Il gip non convalida il fermo Ma Mancini resta in galera

Pericolo di reiterazione del reato, la motivazione: «Perché l'ultrà se provocato non ha freni inibitori»

Amedeo Mancini, il violento, l'ultrà «fascista e xenofobo», resta in cella. Certo a rigor di legge, ma soprattutto in nome della «piazza». Di una distorta ragion politica, dell'ipocrisia imperante, del nauseabondo clima di razzismo al contrario che si respira ormai da anni.

L'Italia perde. A prescindere, comunque la si veda.

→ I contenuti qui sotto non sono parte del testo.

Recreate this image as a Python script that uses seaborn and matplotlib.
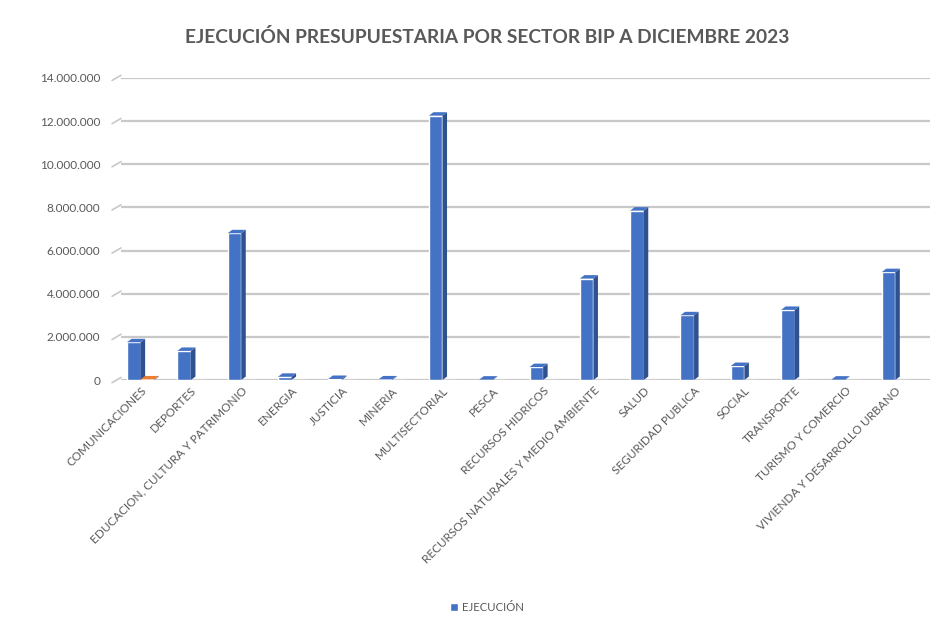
import numpy as np
import pandas as pd
import matplotlib
matplotlib.use("Agg")
import matplotlib.pyplot as plt
from matplotlib.patches import Polygon
from matplotlib.ticker import FuncFormatter
import matplotlib.transforms as mtransforms
import seaborn as sns

# data
sectores = ["COMUNICACIONES", "DEPORTES", "EDUCACION, CULTURA Y PATRIMONIO", "ENERGIA",
            "JUSTICIA", "MINERIA", "MULTISECTORIAL", "PESCA", "RECURSOS HIDRICOS",
            "RECURSOS NATURALES Y MEDIO AMBIENTE", "SALUD", "SEGURIDAD PUBLICA", "SOCIAL",
            "TRANSPORTE", "TURISMO Y COMERCIO", "VIVIENDA Y DESARROLLO URBANO"]
ejecucion = [1750000, 1350000, 6800000, 150000, 50000, 30000, 12250000, 20000, 600000,
             4700000, 7850000, 3000000, 650000, 3250000, 20000, 5000000]
otro = [30000, 0, 0, 0, 0, 0, 0, 0, 0, 0, 0, 0, 0, 0, 0, 0]
yticks = np.arange(0, 14000001, 2000000)

df = pd.DataFrame({
    "sector": sectores * 2,
    "valor": ejecucion + otro,
    "serie": ["EJECUCIÓN"] * len(sectores) + ["OTRO"] * len(sectores),
})

sns.set_style("white")
plt.rcParams["font.family"] = ["Lato", "DejaVu Sans"]
gray = "#595959"
blue = "#4472C4"
orange = "#ED7D31"

fig, ax = plt.subplots(figsize=(9.49, 6.23), dpi=100)
fig.subplots_adjust(left=0.1275, right=0.98, top=0.875, bottom=0.39)

sns.barplot(data=df, x="sector", y="valor", hue="serie", palette=[blue, orange],
            width=0.54, ax=ax, legend=False, saturation=1)

# fake 3D side/top faces like the Excel chart
dx, dy = 0.09, 160000
side_cols = {blue: "#2F528F", orange: "#AE5A21"}
for p in list(ax.patches):
    h = p.get_height()
    if h <= 0:
        continue
    x0, w = p.get_x(), p.get_width()
    fc = matplotlib.colors.to_hex(p.get_facecolor())
    side = side_cols.get(fc, "#2F528F")
    ax.add_patch(Polygon([(x0 + w, 0), (x0 + w + dx, dy), (x0 + w + dx, h + dy), (x0 + w, h)],
                         closed=True, facecolor=side, edgecolor="none", zorder=3))
    ax.add_patch(Polygon([(x0, h), (x0 + dx, h + dy), (x0 + w + dx, h + dy), (x0 + w, h)],
                         closed=True, facecolor=fc, edgecolor="none", zorder=3))

ax.set_ylim(0, 14000000)
ax.set_xlim(-0.39, 15.69)
ax.set_yticks(yticks)
ax.yaxis.set_major_formatter(FuncFormatter(lambda v, _: f"{int(v):,}".replace(",", ".")))
ax.grid(axis="y", color="#C8C8C8", linewidth=1.6)
ax.set_axisbelow(True)
for s in ax.spines.values():
    s.set_visible(False)

# slanted wall edges at the left of each gridline
trans = mtransforms.blended_transform_factory(ax.transAxes, ax.transData)
for v in yticks:
    ax.plot([-0.011, 0.0], [v - 120000, v + 120000], color="#C8C8C8", linewidth=1.2,
            transform=trans, clip_on=False)

ax.tick_params(axis="both", length=0, colors=gray, labelsize=8.5)
ax.tick_params(axis="y", pad=15)
plt.setp(ax.get_xticklabels(), rotation=45, ha="right", rotation_mode="anchor")
ax.set_xlabel("")
ax.set_ylabel("")

fig.suptitle("EJECUCIÓN PRESUPUESTARIA POR SECTOR BIP A DICIEMBRE 2023",
             fontsize=13.8, fontweight="bold", color=gray, x=0.513, y=0.955)

handle = plt.Rectangle((0, 0), 1, 1, facecolor=blue)
fig.legend([handle], ["EJECUCIÓN"], loc="lower center", bbox_to_anchor=(0.513, 0.0),
           frameon=False, fontsize=8.2, handlelength=0.7, handleheight=0.7,
           handletextpad=0.3, labelcolor=gray)

fig.savefig("out.png", dpi=100)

Chi avrebbe avuto l'ardire di andare controcorrente in questo clima di giustizialismo mediatico, di pubblica gogna? Il gip Marcello Caporale non ha fatto nulla di diverso di quanto ci si potesse attendere alla vigilia. O meglio ha fatto la scelta più logica, magari un poco pilatesca ma - a volerla ben vedere - quasi la più garantista nell'interesse dell'imputato stesso. Il capo d'accusa per il trentanovenne che martedì scorso ha sferrato un pugno mortale a Emmanuel Chidi Nnamdi, resta lo stesso: omicidio preterintenzionale aggravato dall'odio razziale. E allora perché non è stato rilasciato in attesa di processo? Mancini non è pregiudicato, non sussiste pericolo di fuga. La sua difesa, la ricostruzione dei fatti ripetuta per 2 ore davanti al giudice, e in cui il contadino ha sì ammesso l'insulto alla compagna della vittima («scimmia nera», ndr) ribadendo però di essere stato lui vittima di aggressione, sembra ormai assodata anche dalle indagini. Tesi confermata pure dalle parole di quattro-cinque testimoni. Dunque, tecnicamente, l'uomo avrebbe potuto fin da ieri ottenere almeno gli arresti domiciliari. Francesco De Minicis, suo legale non polemizza: «Bisognava fermare un fragore mediatico che sostiene cose assolutamente non vere - spiega -, adesso grazie anche alle parole dette ieri sera da don Vincenzo, molto giuste e belle, che le vittime non sono solo da una parte, io credo sia giusto mantenere tutti un po' di riserbo. C'è un'inchiesta, l'indagine stabilirà se e quanta responsabilità penale abbia Amedeo, se e quanta consapevolezza delle sue azioni aveva quando le ha commesse». Mentre la rediviva ex ministro del pd Cecile Kyenge, adesso ne approfitta per annunciare che «mi costituirò parte civile come persona che porta avanti la lotta con un gruppo di realtà, di associazioni sulla lotta contro il razzismo», quattro donne presenti alla drammatica sequenza, avevano già messo a verbale che ad impugnare, per far male, un palo della segnaletica sarebbe stato il profugo nigeriano e non Mancini. E che a menar le mani si fosse messa ancor prima la non così debole Chiniery, purtroppo oggi vedova.

Non un caso, dunque, che il gip, ieri, non abbia convalidato il fermo dell'italiano usando, però, in punta di diritto il codice per tenerlo dietro le sbarre. Questa la parola magica, in considerazione «del clima in città e nella valutazione dell'indagato»: pericolo di reiterazione del reato. In questo caso un sofismo giuridico, per evitare una sollevazione di massa. E soprattutto considerando i più che ipotizzabili propositi di vendetta dei tanti extracomunitari ospiti dall'associazione Capodarco. Ecco cosa ha scritto il gip per motivare la decisione di tenere Mancini in prigione: «Ci si riferisce in particolare alla stessa natura del delitto che egli ha commesso e alle modalità attraverso le quali l'omicidio è stato perpetrato, trovandoci all'evidenza di fronte a un soggetto che non ha i necessari freni inibitori per evitare, seppur provocato, un gravissimo delitto contro la persona». Il che tradotto significa: a rischiare la pelle, una volta libero, potrebbe essere proprio il violento ultrà della Fermana. Vittima di possibili vendette e ritorsioni. La sua faccia ormai la conosce tutta Italia, lui abita con il fratello in un casolare isolato fuori città. E di giustizieri di ogni razza e colore, come dimostra la bellicosa violenza del web, è pieno il Paese. Il «bifolco», oggi, è più preda che belva. Un uomo impaurito, scioccato, confuso. «Vorrei donare la mia casa alla vedova di Emmanuel, è l'unico bene che ho.

Non sono ricco, non ho nient'altro, ma sono profondamente addolorato per la perdita di quella povera donna e in qualche modo vorrei fare qualcosa», ha dichiarato al giudice. Non lo sa, forse. Gliela porteranno via comunque.